What the task requires: Pictures stay out of this copy, which runs from the first line of the material through the line containing "from matplotlib.ticker import".
[Begin Listing]
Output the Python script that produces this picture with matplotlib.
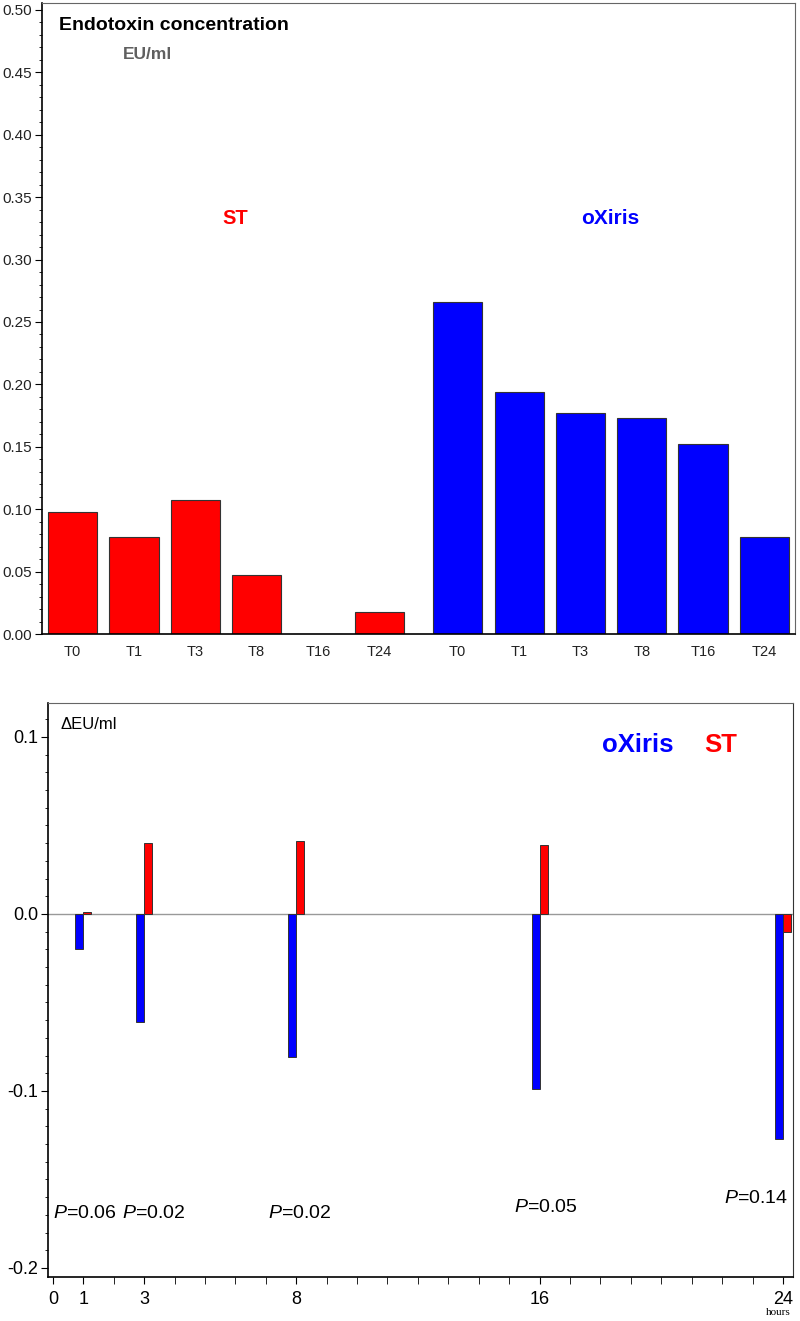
import numpy as np
import matplotlib
matplotlib.use("Agg")
import matplotlib.pyplot as plt
from matplotlib.ticker import MultipleLocator, FixedLocator

plt.rcParams['font.family'] = ['Liberation Sans', 'DejaVu Sans']
plt.rcParams['mathtext.fontset'] = 'custom'
plt.rcParams['mathtext.it'] = 'Liberation Sans:italic'
plt.rcParams['mathtext.rm'] = 'Liberation Sans'

# top panel: endotoxin concentration (EU/ml)
times = ["T0", "T1", "T3", "T8", "T16", "T24"]
st_conc = [0.098, 0.078, 0.107, 0.047, 0.0, 0.018]
oxiris_conc = [0.266, 0.194, 0.177, 0.173, 0.152, 0.078]

# bottom panel: change from baseline (delta EU/ml) per hour
hours = [1, 3, 8, 16, 24]
oxiris_delta = [-0.020, -0.061, -0.081, -0.099, -0.127]
st_delta = [0.001, 0.040, 0.041, 0.039, -0.010]
p_labels = ["0.06", "0.02", "0.02", "0.05", "0.14"]
p_xpos = [1.05, 3.3, 8.1, 16.2, 23.1]
p_ypos = [-0.169, -0.169, -0.169, -0.166, -0.161]
hour_ticks = [0, 1, 3, 8, 16, 24]

red = "#ff0000"
blue = "#0000ff"
edge = "#333333"

fig = plt.figure(figsize=(8, 13.21), dpi=100)

# ---- top chart
ax1 = fig.add_axes([42/800, 1-634/1321, 753/800, 631/1321])
gap = 0.28
x_st = np.arange(len(times))
x_ox = np.arange(len(times)) + len(times) + gap
ax1.bar(x_st, st_conc, width=0.8, color=red, edgecolor=edge, linewidth=0.8)
ax1.bar(x_ox, oxiris_conc, width=0.8, color=blue, edgecolor=edge, linewidth=0.8)
ax1.set_xlim(-0.5, x_ox[-1] + 0.5)
ax1.set_ylim(0, 0.5056)
ax1.set_xticks(np.concatenate([x_st, x_ox]))
ax1.set_xticklabels(times + times, fontsize=10.5, color="#222222")
ax1.tick_params(axis='x', length=0, pad=8)
ax1.yaxis.set_major_locator(MultipleLocator(0.05))
ax1.yaxis.set_minor_locator(MultipleLocator(0.01))
ax1.yaxis.set_major_formatter(matplotlib.ticker.FormatStrFormatter("%.2f"))
ax1.tick_params(axis='y', which='major', length=5, labelsize=11, labelcolor="#222222", pad=2)
ax1.tick_params(axis='y', which='minor', length=2.5)
for s in ['top', 'right']:
    ax1.spines[s].set_color('#666666')
ax1.spines['left'].set_linewidth(1.2)
ax1.spines['bottom'].set_linewidth(1.2)

ax1.text(0.0226, 0.965, "Endotoxin concentration", transform=ax1.transAxes,
         fontsize=14, fontweight='bold', va='center', ha='left')
ax1.text(0.1076, 0.919, "EU/ml", transform=ax1.transAxes,
         fontsize=12.5, fontweight='bold', color="#606060", va='center', ha='left')
ax1.text(0.256, 0.658, "ST", transform=ax1.transAxes,
         fontsize=14.5, fontweight='bold', color=red, va='center', ha='center')
ax1.text(0.754, 0.658, "oXiris", transform=ax1.transAxes,
         fontsize=15, fontweight='bold', color=blue, va='center', ha='center')

# ---- bottom chart
ax2 = fig.add_axes([48/800, 1-1277/1321, 745/800, 574/1321])
bw = 0.26
ax2.bar(hours, oxiris_delta, width=-bw, align='edge', color=blue, edgecolor=edge, linewidth=0.7)
ax2.bar(hours, st_delta, width=bw, align='edge', color=red, edgecolor=edge, linewidth=0.7)
ax2.axhline(0, color="#999999", linewidth=1, zorder=0)
ax2.set_xlim(-0.16, 24.33)
ax2.set_ylim(-0.2051, 0.1192)
ax2.xaxis.set_major_locator(FixedLocator(hour_ticks))
ax2.xaxis.set_minor_locator(MultipleLocator(1))
ax2.tick_params(axis='x', which='both', length=5, labelsize=13, pad=5)
ax2.yaxis.set_major_locator(MultipleLocator(0.1))
ax2.yaxis.set_minor_locator(MultipleLocator(0.01))
ax2.yaxis.set_major_formatter(matplotlib.ticker.FormatStrFormatter("%.1f"))
ax2.tick_params(axis='y', which='major', length=5, labelsize=13, pad=2)
ax2.tick_params(axis='y', which='minor', length=2.5)
ax2.spines['top'].set_color('#666666')
ax2.spines['right'].set_color('#333333')
ax2.spines['left'].set_linewidth(1.2)
ax2.spines['bottom'].set_linewidth(1.2)

ax2.text(0.0174, 0.963, "ΔEU/ml", transform=ax2.transAxes,
         fontsize=12, va='center', ha='left')
ax2.text(0.791, 0.927, "oXiris", transform=ax2.transAxes,
         fontsize=18.5, fontweight='bold', color=blue, va='center', ha='center')
ax2.text(0.903, 0.927, "ST", transform=ax2.transAxes,
         fontsize=18.5, fontweight='bold', color=red, va='center', ha='center')
for px, py, lab in zip(p_xpos, p_ypos, p_labels):
    ax2.text(px, py, r"$P$=" + lab, fontsize=14, va='center', ha='center')
ax2.text(0.98, -0.061, "hours", transform=ax2.transAxes,
         fontsize=8, family='Liberation Serif', va='center', ha='center')

fig.savefig("out.png", dpi=100)
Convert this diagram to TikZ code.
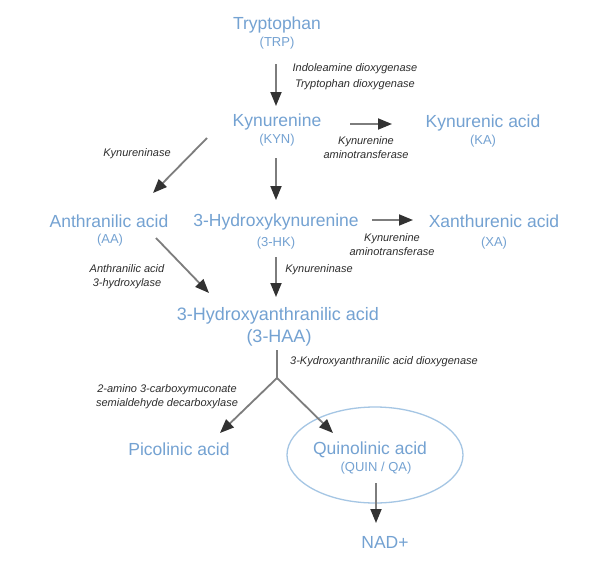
\documentclass[tikz,border=0pt]{standalone}
\usepackage{fontspec}
\setmainfont{Liberation Sans}
\usetikzlibrary{arrows.meta,shapes.geometric}
\definecolor{metab}{RGB}{116,162,210}
\definecolor{enz}{RGB}{45,45,45}
\definecolor{shaft}{RGB}{125,125,125}
\definecolor{tipc}{RGB}{50,50,50}
\definecolor{ringc}{RGB}{165,198,228}
\begin{document}
\begin{tikzpicture}[x=1pt,y=-1pt,
  big/.style={text=metab, font=\fontsize{17.5}{20}\selectfont, inner sep=0},
  huge/.style={text=metab, font=\fontsize{18}{21}\selectfont, inner sep=0},
  small/.style={text=metab, font=\fontsize{13}{15}\selectfont, inner sep=0},
  enzlbl/.style={text=enz, font=\fontsize{11}{14}\selectfont\itshape, align=center, inner sep=0},
  arr/.style={draw=shaft, line width=1.8pt, -{Triangle[length=14pt,width=11pt,color=tipc]}},
  plain/.style={draw=shaft, line width=1.8pt}
]
\useasboundingbox (0,0) rectangle (600,568);
\fill[white] (0,0) rectangle (600,568);

% metabolites
\node[big]   (trp)   at (277,25)  {Tryptophan};
\node[small] (trpab) at (277,43)  {(TRP)};
\node[big]   (kyn)   at (277,122) {Kynurenine};
\node[small] (kynab) at (277,140) {(KYN)};
\node[big]   (ka)    at (483,123) {Kynurenic acid};
\node[small] (kaab)  at (483,141) {(KA)};
\node[big]   (aa)    at (109,221) {Anthranilic acid};
\node[small] (aaab)  at (110,240) {(AA)};
\node[big]   (hk)    at (276,222) {3-Hydroxykynurenine};
\node[small] (hkab)  at (276,243) {(3-HK)};
\node[big]   (xa)    at (494,221) {Xanthurenic acid};
\node[small] (xaab)  at (494,243) {(XA)};
\node[huge]  (haa)   at (278,316) {3-Hydroxyanthranilic acid};
\node[huge]  (haaab) at (279,338) {(3-HAA)};
\node[big]   (pic)   at (179,449) {Picolinic acid};
\node[draw=ringc, line width=1.3pt, ellipse, minimum width=176pt, minimum height=96pt] (ring) at (375,455) {};
\node[big]   (qa)    at (370,450) {Quinolinic acid};
\node[small] (qaab)  at (376,468) {(QUIN / QA)};
\node[big]   (nad)   at (385,542) {NAD+};
\coordinate (br) at (277,378);

% enzymes
\node[enzlbl, font=\fontsize{11}{16}\selectfont\itshape] (e1) at (355,77) {Indoleamine dioxygenase\\Tryptophan dioxygenase};
\node[enzlbl] (e2) at (366,148) {Kynurenine\\aminotransferase};
\node[enzlbl] (e3) at (137,154) {Kynureninase};
\node[enzlbl] (e4) at (392,245) {Kynurenine\\aminotransferase};
\node[enzlbl] (e5) at (127,276.5) {Anthranilic acid\\3-hydroxylase};
\node[enzlbl] (e6) at (319,270) {Kynureninase};
\node[enzlbl] (e7) at (384,362) {3-Kydroxyanthranilic acid dioxygenase};
\node[enzlbl] (e8) at (167,396.5) {2-amino 3-carboxymuconate\\semialdehyde decarboxylase};

% connectors
\draw[arr] ([shift={(-1,21)}]trpab.center) -- ([shift={(-1,-16)}]kyn.center);
\draw[arr] ([shift={(73,2)}]kyn.center) -- ([shift={(-91,1)}]ka.center);
\draw[arr] ([shift={(-70,16)}]kyn.center) -- ([shift={(44,-28)}]aa.center);
\draw[arr] ([shift={(-1,18)}]kynab.center) -- ([shift={(0,-22)}]hk.center);
\draw[arr] ([shift={(96,-2)}]hk.center) -- ([shift={(-81,-1)}]xa.center);
\draw[arr] ([shift={(46,-2)}]aaab.center) -- ([shift={(-69,-23)}]haa.center);
\draw[arr] ([shift={(0,14)}]hkab.center) -- ([shift={(-2,-19)}]haa.center);
\draw[plain] ([shift={(-2,12)}]haaab.center) -- (br);
\draw[arr] (br) -- ([shift={(41,-16)}]pic.center);
\draw[arr] (br) -- ([shift={(-37,-17)}]qa.center);
\draw[arr] ([shift={(0,15)}]qaab.center) -- ([shift={(-9,-19)}]nad.center);
\end{tikzpicture}
\end{document}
[End Listing]
Result:
Output the Python script that produces this picture with matplotlib.
import numpy as np
import matplotlib
matplotlib.use("Agg")
import matplotlib.pyplot as plt
from matplotlib.ticker import MultipleLocator, FixedLocator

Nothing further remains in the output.